The World of the Tavern in Early Modern Europe (HI390)

This final-year undergraduate module examines developments in a number of different European countries (mainly the German lands, France and England) and draws on insights from neighbouring disciplines such as art and legal history, anthropology, theology and sociology. The module uses one of the most prominent social centres in early modern Europe to illustrate key themes and processes of the period, such as patterns of sociability, the growth of regulation, communication networks, confessional identity, incidence of crime, gender roles and alcohol consumption. It approaches pre-modern social conditions through the analysis of an ubiquitous leisure activity and highlights tensions between religious doctrines, secular laws and popular culture.
 

Topics in Renaissance Thought and Culture: In the Footsteps of Machiavelli (IT324)

This is a final-year undergraduate module. The complex and elusive personality of Niccolò Machiavelli (1469-1527) continues to provoke debate. Possibly the most well-known of Renaissance political thinkers today, Machiavelli achieved notoriety for maintaining, in The Prince, that ‘It is better for a ruler to be feared than to be loved’ and for apparently supporting the maxim that, in politics, ‘the end justifies the means.’ These ideas provoked virulent debates throughout and beyond the sixteenth century. Many struggled to understand whether Machiavelli was a republican or rather a cynical adviser to despotic rulers. This module will be divided in two parts: in the first part we shall read the main works by Machiavelli, with an emphasis on their sources, commonalities, and divergences; in the second part we shall study the reactions of other Renaissance thinkers and writers (such as Guicciardini, Bodin, Botero, and others) to Machiavelli’s political doctrines, in order to weigh his impact outside of Italy and after his death. These sixteenth-century discussions will be studied with a strong emphasis on contemporary historical and political contexts.
 

Violence in Early Modern Europe (HI971)

This MA module provides an introduction to the methodological and theoretical issues involved in researching and writing on violence in Europe between c.1500 and c.1700. It encourage students to think in theoretical terms about the ways in which the experience of violence can be historically reconstructed and to expose them to the opportunities and problems presented by a variety of evidence. These sources include letters, diaries, broadsheets, pamphlets, newspapers, chronicles, histories, songs, plays, engravings, woodcuts, and paintings, as well as legislation and court records. The module draws on insights from neighbouring disciplines including anthropology, gender studies, history of art, law, literary criticism, politics, sociology and social theory.
 

War Experiences and Memorial Culture in Europe, 1914 to the Present (HI954)

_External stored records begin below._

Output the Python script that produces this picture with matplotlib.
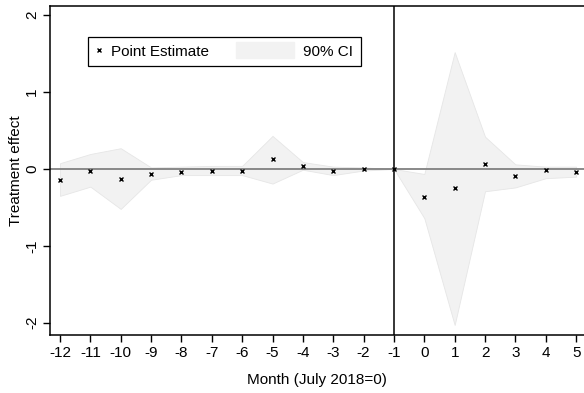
import matplotlib
matplotlib.use("Agg")
import matplotlib.pyplot as plt
from matplotlib.patches import Rectangle, Patch
from matplotlib.legend_handler import HandlerPatch
from matplotlib.lines import Line2D

# event-study estimates, months relative to July 2018
months = list(range(-12, 6))
point_est = [-0.14, -0.02, -0.13, -0.06, -0.035, -0.02, -0.03, 0.125, 0.04,
             -0.03, 0.0, 0.0, -0.36, -0.25, 0.065, -0.095, -0.015, -0.045]
ci_upper = [0.075, 0.195, 0.27, 0.02, 0.03, 0.04, 0.04, 0.43, 0.09,
            0.03, 0.02, 0.0, -0.065, 1.52, 0.42, 0.06, 0.03, 0.03]
ci_lower = [-0.35, -0.23, -0.52, -0.14, -0.08, -0.08, -0.08, -0.19, -0.01,
            -0.08, -0.02, 0.0, -0.64, -2.03, -0.29, -0.24, -0.12, -0.10]
y_ticks = [-2, -1, 0, 1, 2]

plt.rcParams['font.family'] = ['Liberation Sans', 'DejaVu Sans']


def wide_patch(legend, orig_handle, xdescent, ydescent, width, height, fontsize):
    # stretch the CI key to the left, like the Stata legend
    extra = 3.35 * fontsize
    return Rectangle((-xdescent - extra, -ydescent - 0.25 * height), width + extra, height * 1.5)


def main():
    fig = plt.figure(figsize=(5.84, 3.93), dpi=100)
    ax = fig.add_axes([0.0856, 0.1476, 0.9144, 0.8371])

    ax.fill_between(months, ci_lower, ci_upper, color='#f2f2f2',
                    edgecolor='#e6e6e6', linewidth=0.6, zorder=1)
    ax.axhline(0, color='#808080', lw=1.3, zorder=2)
    ax.axvline(-1, color='black', lw=1.1, zorder=2)
    ax.plot(months, point_est, ls='none', marker='x', ms=2.6, mew=1.0,
            color='black', zorder=3)

    ax.set_xlim(-12.33, 5.26)
    ax.set_ylim(-2.16, 2.12)
    ax.set_xticks(months)
    ax.set_xticklabels([str(m) for m in months], fontsize=11)
    ax.set_yticks(y_ticks)
    ax.set_yticklabels([str(v) for v in y_ticks], fontsize=11, rotation=90, va='center')
    ax.tick_params(direction='out', length=5, width=1, colors='black')
    ax.tick_params(axis='x', pad=3)
    ax.tick_params(axis='y', pad=3)

    ax.spines['right'].set_visible(False)
    for s in ['left', 'bottom', 'top']:
        ax.spines[s].set_linewidth(1.1)

    ax.set_xlabel('Month (July 2018=0)', fontsize=11, labelpad=9)
    ax.set_ylabel('Treatment effect', fontsize=11, labelpad=1)

    mk = Line2D([], [], ls='none', marker='x', ms=2.6, mew=1.0, color='black')
    ci_key = Patch(facecolor='#f2f2f2', edgecolor='#f2f2f2')
    leg = ax.legend([mk, ci_key], ['Point Estimate', '90% CI'], ncol=2,
                    loc='upper left', bbox_to_anchor=(0.071, 0.906),
                    borderaxespad=0, fontsize=11, fancybox=False,
                    edgecolor='black', framealpha=1, handlelength=0.4,
                    handletextpad=0.6, columnspacing=5.16, borderpad=0.5,
                    handler_map={Patch: HandlerPatch(patch_func=wide_patch)})
    leg.get_frame().set_linewidth(0.9)

    fig.savefig('out.png', dpi=100)


if __name__ == '__main__':
    main()
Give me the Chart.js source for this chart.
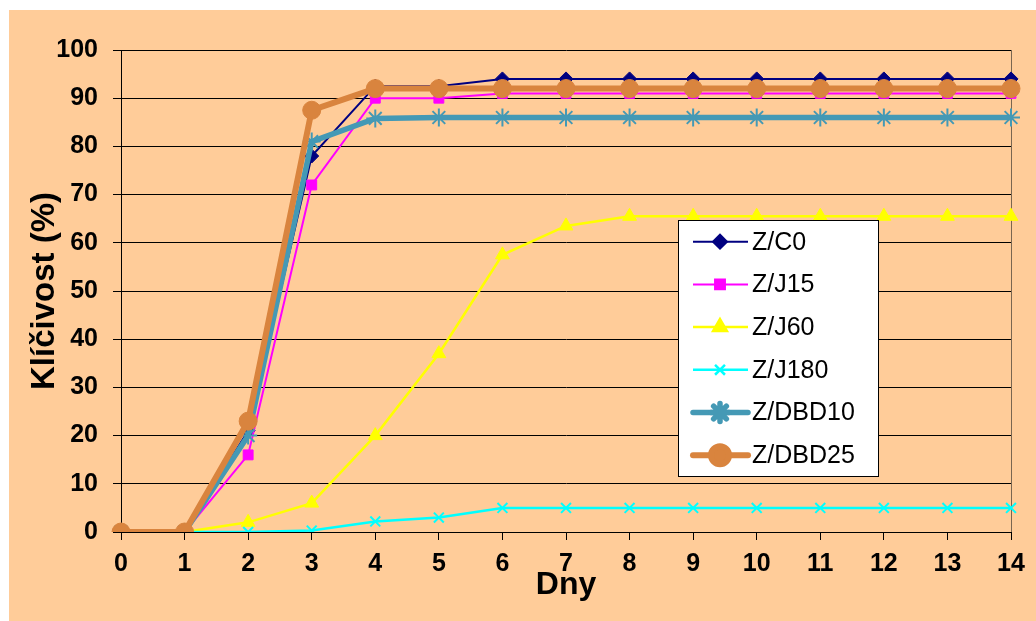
<!DOCTYPE html>
<html>
<head>
<meta charset="utf-8">
<script src="https://cdn.jsdelivr.net/npm/chart.js@4/dist/chart.umd.min.js"></script>
<style>
  body { margin: 0; background: #fff; }
  #wrap { position: absolute; left: 9px; top: 10px; width: 1027px; height: 611px; background: #FFCC99; }
</style>
</head>
<body>
<div id="wrap"><canvas id="myChart" width="1027" height="611"></canvas></div>
<script>
"use strict";

// days on x axis
const days = ["0", "1", "2", "3", "4", "5", "6", "7", "8", "9", "10", "11", "12", "13", "14"];

// germination (%)
const zC0 = [0, 0, 21, 78, 92.5, 92.5, 94, 94, 94, 94, 94, 94, 94, 94, 94];
const zJ15 = [0, 0, 16, 72, 90, 90, 91, 91, 91, 91, 91, 91, 91, 91, 91];
const zJ60 = [0, 0, 2, 6, 20, 37, 57.5, 63.5, 65.5, 65.5, 65.5, 65.5, 65.5, 65.5, 65.5];
const zJ180 = [0, 0, 0, 0.3, 2.2, 3, 5, 5, 5, 5, 5, 5, 5, 5, 5];
const zDBD10 = [0, 0, 20, 81, 85.8, 86, 86, 86, 86, 86, 86, 86, 86, 86, 86];
const zDBD25 = [0, 0, 23, 87.5, 92, 92, 92, 92, 92, 92, 92, 92, 92, 92, 92];

const seriesNames = ["Z/C0", "Z/J15", "Z/J60", "Z/J180", "Z/DBD10", "Z/DBD25"];

const FONT = "'Liberation Sans', Arial, sans-serif";

// legend drawn in the plot like the excel one
const boxLegend = {
  id: "boxLegend",
  afterDraw(chart) {
    const ctx = chart.ctx;
    const x0 = 669, y0 = 210, w = 200, h = 256;
    ctx.save();
    ctx.fillStyle = "#fff";
    ctx.fillRect(x0, y0, w, h);
    ctx.strokeStyle = "#000";
    ctx.lineWidth = 1;
    ctx.strokeRect(x0 + 0.5, y0 + 0.5, w, h);
    chart.data.datasets.forEach((ds, i) => {
      const y = 231.7 + i * 42.7;
      ctx.strokeStyle = ds.borderColor;
      ctx.lineWidth = ds.borderWidth;
      ctx.lineCap = ds.borderWidth > 3 ? "round" : "butt";
      ctx.beginPath();
      ctx.moveTo(x0 + 15, y);
      ctx.lineTo(x0 + 70, y);
      ctx.stroke();
      ctx.fillStyle = ds.pointBackgroundColor;
      ctx.strokeStyle = ds.pointBorderColor;
      Chart.helpers.drawPoint(ctx, {
        pointStyle: ds.pointStyle,
        radius: ds.pointRadius,
        rotation: 0,
        borderWidth: ds.pointBorderWidth,
      }, x0 + 42, y);
      ctx.fillStyle = "#000";
      ctx.font = "25px " + FONT;
      ctx.textBaseline = "middle";
      ctx.textAlign = "left";
      ctx.fillText(ds.label, x0 + 74, y + 1);
    });
    ctx.restore();
  },
};

function makeSet(label, data, color, width, style, radius, order, borderW) {
  return {
    label: label,
    data: data,
    borderColor: color,
    backgroundColor: color,
    borderWidth: width,
    pointStyle: style,
    pointRadius: radius,
    pointHoverRadius: radius,
    pointBackgroundColor: color,
    pointBorderColor: color,
    pointBorderWidth: borderW,
    order: order,
    tension: 0,
  };
}

const datasets = [
  makeSet(seriesNames[0], zC0, "#000080", 2, "rectRot", 7, 6, 1),
  makeSet(seriesNames[1], zJ15, "#FF00FF", 2, "rect", 7, 5, 1),
  makeSet(seriesNames[2], zJ60, "#FFFF00", 2.5, "triangle", 8, 4, 1),
  makeSet(seriesNames[3], zJ180, "#00FFFF", 2.5, "crossRot", 7, 3, 2),
  makeSet(seriesNames[4], zDBD10, "#4499B5", 5.5, "star", 9, 2, 2),
  makeSet(seriesNames[5], zDBD25, "#D9843E", 6, "circle", 9, 1, 1),
];

new Chart("myChart", {
  type: "line",
  data: { labels: days, datasets: datasets },
  options: {
    responsive: false,
    animation: false,
    layout: { padding: { top: 40, right: 25, left: 0, bottom: 0 } },
    plugins: { legend: { display: false }, tooltip: { enabled: false } },
    scales: {
      x: {
        type: "category",
        offset: false,
        afterFit: (scale) => { scale.height = 89; },
        grid: {
          color: (c) => (c.index === 14 ? "#7a6650" : "rgba(0,0,0,0)"),
          tickColor: "#000",
          tickLength: 8,
          lineWidth: 1,
        },
        border: { color: "#000", width: 1 },
        ticks: {
          color: "#000",
          padding: 9,
          maxRotation: 0,
          autoSkip: false,
          font: { family: FONT, size: 25, weight: "bold" },
        },
        title: {
          display: true,
          text: "Dny",
          color: "#000",
          font: { family: FONT, size: 32, weight: "bold" },
          padding: { top: 0, bottom: 17 },
        },
      },
      y: {
        min: 0,
        max: 100,
        afterFit: (scale) => { scale.width = 112; },
        grid: { color: "#000", tickColor: "#000", tickLength: 8, lineWidth: 1 },
        border: { color: "#000", width: 1 },
        ticks: {
          stepSize: 10,
          color: "#000",
          padding: 15,
          font: { family: FONT, size: 25, weight: "bold" },
        },
        title: {
          display: true,
          text: "Klíčivost (%)",
          color: "#000",
          font: { family: FONT, size: 33, weight: "bold" },
          padding: { top: 16, bottom: 0 },
        },
      },
    },
  },
  plugins: [boxLegend],
});
</script>
</body>
</html>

This MA module introduces students to the history of experience (“Erfahrungsgeschichte”) and familiarises them with concepts of collective memory and remembrance. The ways in which individuals, groups and nations tried to come to terms with experiences of war in the twentieth century and what shaped their different experiences and memories will be analysed. The focus of seminar discussions and core readings will be on both World Wars, but students explore a wider range of 20th- and 21st- century military conflicts in their assessed essays if they wish. The module has a comparative approach and covers both Western and Eastern Europe/Russia. How do different cultural and social backgrounds prefigure war experiences and how are war, suffering and death memorialised? What do the different ways of memorialising the war tell us about nations and their national cultures? How different are war experiences and the memorialisation of war in and after the First and the Second World War?